PESHAWAR, Jan 12: The city district government is working out a plan to introduce CNG-run buses for combating the increasing air pollution in the provincial metropolis, according to official sources.

The sources said, the city district government has decided to implement the federal government plan to run around 50 CNG-run buses in Peshawar.

The government is also designing a traffic management plan according to which the recently extended Khyber Road — from Rehman Baba Square to Gora Qabristan — will be specified only for the proposed CNG buses.

A gas station would also be installed on the road to provide the compressed natural gas to the buses on subsidised rates.

A meeting was held in Islamabad in December, which was attended by the officials of the ministry of petroleum, ministry of environment, chief secretaries and city district Nazimeen of Peshawar, Lahore, Quetta and Karachi, an official said.

Under the plan, the sources said, the four city district governments would acquire about 200 CNG-run buses, 50 vehicles each, from China and to be run in the provincial capitals.

The Sindh government has already imported four CNG-run buses from China for Karachi following which the federal government decided to extend the CNG-run buses to other urban centres of the country.

The sources said that the city district governments have unanimously asked the ministry of petroleum to convince the federal government to withdraw custom duty on the import of CNG buses to curtail its prices.

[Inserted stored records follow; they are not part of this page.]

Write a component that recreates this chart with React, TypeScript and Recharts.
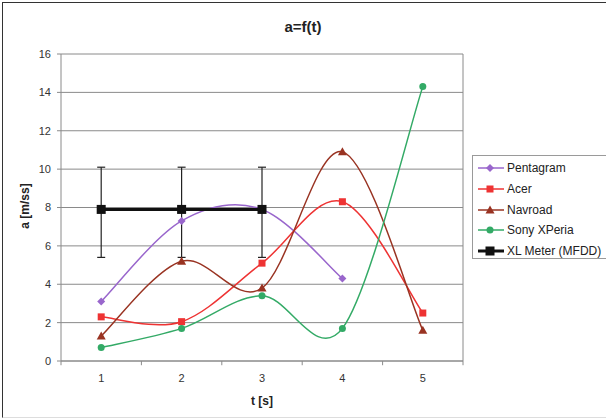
import React from 'react';
import {
  LineChart,
  Line,
  XAxis,
  YAxis,
  CartesianGrid,
  Legend,
  ReferenceLine,
  ErrorBar,
} from 'recharts';

const times = [1, 2, 3, 4, 5];
const pentagram = [3.1, 7.3, 7.9, 4.3, null];
const acer = [2.3, 2.05, 5.1, 8.3, 2.5];
const navroad = [1.3, 5.2, 3.8, 10.9, 1.6];
const sony = [0.7, 1.7, 3.4, 1.7, 14.3];
const xlMeter = [7.9, 7.9, 7.9, null, null];
const xlErrLow = [2.5, 2.5, 2.5, 0, 0];
const xlErrHigh = [2.2, 2.2, 2.2, 0, 0];
const yTicks = [0, 2, 4, 6, 8, 10, 12, 14, 16];
const bandEdges = [0.5, 1.5, 2.5, 3.5, 4.5, 5.5];

const data = times.map((t, i) => ({
  t,
  pentagram: pentagram[i],
  acer: acer[i],
  navroad: navroad[i],
  sony: sony[i],
  xl: xlMeter[i],
  xlErr: [xlErrLow[i], xlErrHigh[i]],
}));

const series = [
  { key: 'pentagram', name: 'Pentagram', color: '#9966CC', shape: 'diamond' },
  { key: 'acer', name: 'Acer', color: '#EE3333', shape: 'square' },
  { key: 'navroad', name: 'Navroad', color: '#993322', shape: 'triangle' },
  { key: 'sony', name: 'Sony XPeria', color: '#33AA66', shape: 'circle' },
  { key: 'xl', name: 'XL Meter (MFDD)', color: '#111111', shape: 'bigsquare' },
];

const FONT = 'Arial, "Liberation Sans", sans-serif';

// Excel-like smoothed line (Catmull-Rom through every point)
const excelSmooth = (context: any) => {
  let pts: number[][] = [];
  return {
    areaStart() {},
    areaEnd() {},
    lineStart() {
      pts = [];
    },
    point(x: number, y: number) {
      pts.push([+x, +y]);
    },
    lineEnd() {
      if (!pts.length) return;
      context.moveTo(pts[0][0], pts[0][1]);
      for (let i = 0; i < pts.length - 1; i++) {
        const p0 = pts[i - 1] || pts[i];
        const p1 = pts[i];
        const p2 = pts[i + 1];
        const p3 = pts[i + 2] || p2;
        context.bezierCurveTo(
          p1[0] + (p2[0] - p0[0]) / 6,
          p1[1] + (p2[1] - p0[1]) / 6,
          p2[0] - (p3[0] - p1[0]) / 6,
          p2[1] - (p3[1] - p1[1]) / 6,
          p2[0],
          p2[1]
        );
      }
    },
  };
};

const Marker = ({ cx, cy, shape, color }: any) => {
  if (cx == null || cy == null) return null;
  if (shape === 'diamond') {
    return <polygon points={`${cx},${cy - 4} ${cx + 4},${cy} ${cx},${cy + 4} ${cx - 4},${cy}`} fill={color} />;
  }
  if (shape === 'square') {
    return <rect x={cx - 3.5} y={cy - 3.5} width={7} height={7} fill={color} />;
  }
  if (shape === 'bigsquare') {
    return <rect x={cx - 4.5} y={cy - 4.5} width={9} height={9} fill={color} />;
  }
  if (shape === 'triangle') {
    return <polygon points={`${cx},${cy - 4.5} ${cx + 4.5},${cy + 3.5} ${cx - 4.5},${cy + 3.5}`} fill={color} />;
  }
  return <circle cx={cx} cy={cy} r={3.5} fill={color} />;
};

const renderDot = (shape: string, color: string) => (props: any) => {
  if (props.value == null) return <g key={props.index} />;
  return <Marker key={props.index} cx={props.cx} cy={props.cy} shape={shape} color={color} />;
};

const LegendBox = () => (
  <div
    style={{
      border: '1px solid #9a9a9a',
      background: '#fff',
      width: 140,
      height: 104,
      boxSizing: 'border-box',
      paddingTop: 2,
      fontFamily: FONT,
      fontSize: 12,
      color: '#222',
    }}
  >
    {series.map((s) => (
      <div key={s.key} style={{ display: 'flex', alignItems: 'center', height: 20.7 }}>
        <svg width={34} height={12} style={{ flex: 'none' }}>
          <line x1={5} y1={6} x2={31} y2={6} stroke={s.color} strokeWidth={s.shape === 'bigsquare' ? 3 : 1.5} />
          <Marker cx={17} cy={6} shape={s.shape} color={s.color} />
        </svg>
        <span style={{ whiteSpace: 'nowrap' }}>{s.name}</span>
      </div>
    ))}
  </div>
);

export default function App() {
  return (
    <div style={{ position: 'absolute', left: 0, top: 0, width: 606, height: 420, background: '#fff', overflow: 'hidden' }}>
      <div
        style={{
          position: 'absolute',
          left: 2,
          top: 2,
          width: 640,
          height: 414,
          borderTop: '1px solid #333',
          borderLeft: '1px solid #333',
          borderBottom: '1px solid #ddd',
        }}
      />
      <div
        style={{
          position: 'absolute',
          left: 0,
          width: 606,
          top: 18,
          textAlign: 'center',
          fontFamily: FONT,
          fontWeight: 'bold',
          fontSize: 15,
          color: '#222',
        }}
      >
        a=f(t)
      </div>
      <div
        style={{
          position: 'absolute',
          left: 0,
          width: 524,
          top: 394,
          textAlign: 'center',
          fontFamily: FONT,
          fontWeight: 'bold',
          fontSize: 12,
          color: '#222',
        }}
      >
        t [s]
      </div>
      <div
        style={{
          position: 'absolute',
          left: 25,
          top: 206,
          transform: 'translate(-50%, -50%) rotate(-90deg)',
          whiteSpace: 'nowrap',
          fontFamily: FONT,
          fontWeight: 'bold',
          fontSize: 12,
          color: '#222',
        }}
      >
        a [m/ss]
      </div>
      <div style={{ position: 'absolute', left: 0, top: 0 }}>
        <LineChart width={606} height={420} data={data} margin={{ top: 54, right: 143, left: 21, bottom: 29 }}>
          <CartesianGrid vertical={false} stroke="#8a8a8a" />
          <XAxis
            dataKey="t"
            type="number"
            domain={[0.5, 5.5]}
            ticks={times}
            height={30}
            tickLine={false}
            tickSize={0}
            tickMargin={13}
            axisLine={{ stroke: '#8a8a8a' }}
            tick={{ fontSize: 11, fill: '#333', fontFamily: FONT }}
          />
          <YAxis
            type="number"
            domain={[0, 16]}
            ticks={yTicks}
            width={40}
            tickSize={4}
            tickMargin={6}
            axisLine={{ stroke: '#8a8a8a' }}
            tickLine={{ stroke: '#8a8a8a' }}
            tick={{ fontSize: 11, fill: '#333', fontFamily: FONT }}
          />
          <ReferenceLine x={5.5} stroke="#8a8a8a" ifOverflow="visible" />
          {bandEdges.map((e) => (
            <ReferenceLine
              key={e}
              segment={[
                { x: e, y: 0 },
                { x: e, y: -0.22 },
              ]}
              stroke="#8a8a8a"
              ifOverflow="visible"
            />
          ))}
          <Legend
            layout="horizontal"
            verticalAlign="middle"
            align="center"
            content={() => <LegendBox />}
            wrapperStyle={{ left: 472, top: 155, width: 140, height: 104 }}
          />
          {series.slice(0, 4).map((s) => (
            <Line
              key={s.key}
              dataKey={s.key}
              name={s.name}
              type={excelSmooth as any}
              stroke={s.color}
              strokeWidth={1.5}
              dot={renderDot(s.shape, s.color)}
              activeDot={false}
              isAnimationActive={false}
            />
          ))}
          <Line
            dataKey="xl"
            name="XL Meter (MFDD)"
            type="linear"
            stroke="#111111"
            strokeWidth={3}
            dot={renderDot('bigsquare', '#111111')}
            activeDot={false}
            isAnimationActive={false}
          >
            <ErrorBar dataKey="xlErr" width={4} stroke="#222" strokeWidth={1.2} direction="y" />
          </Line>
        </LineChart>
      </div>
    </div>
  );
}
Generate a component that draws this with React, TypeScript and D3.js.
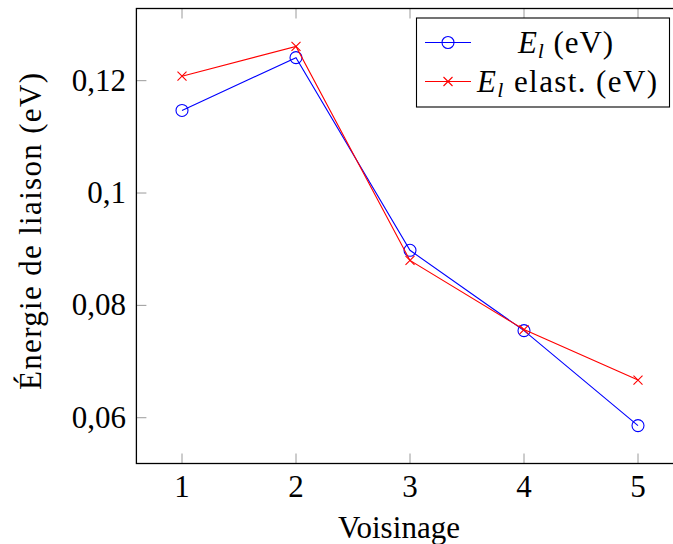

At present the government receives about 46 per cent custom duty on CNG buses that affects prices of the vehicles.

An official of the environment department said that during the meeting the city district governments tabled proposals to the ministry of petroleum to bring down custom duty to zero level on CNG buses and provide natural gas on subsidised rate to the buses.

As the prices of CNG-run buses are much higher than those run with diesel, the government should withdraw custom duty to enable the project to take off, he added.

“Such steps will make the vehicles cost-effective”, said the official and added that the government would have to give some incentives to the private sector to financially make the project viable.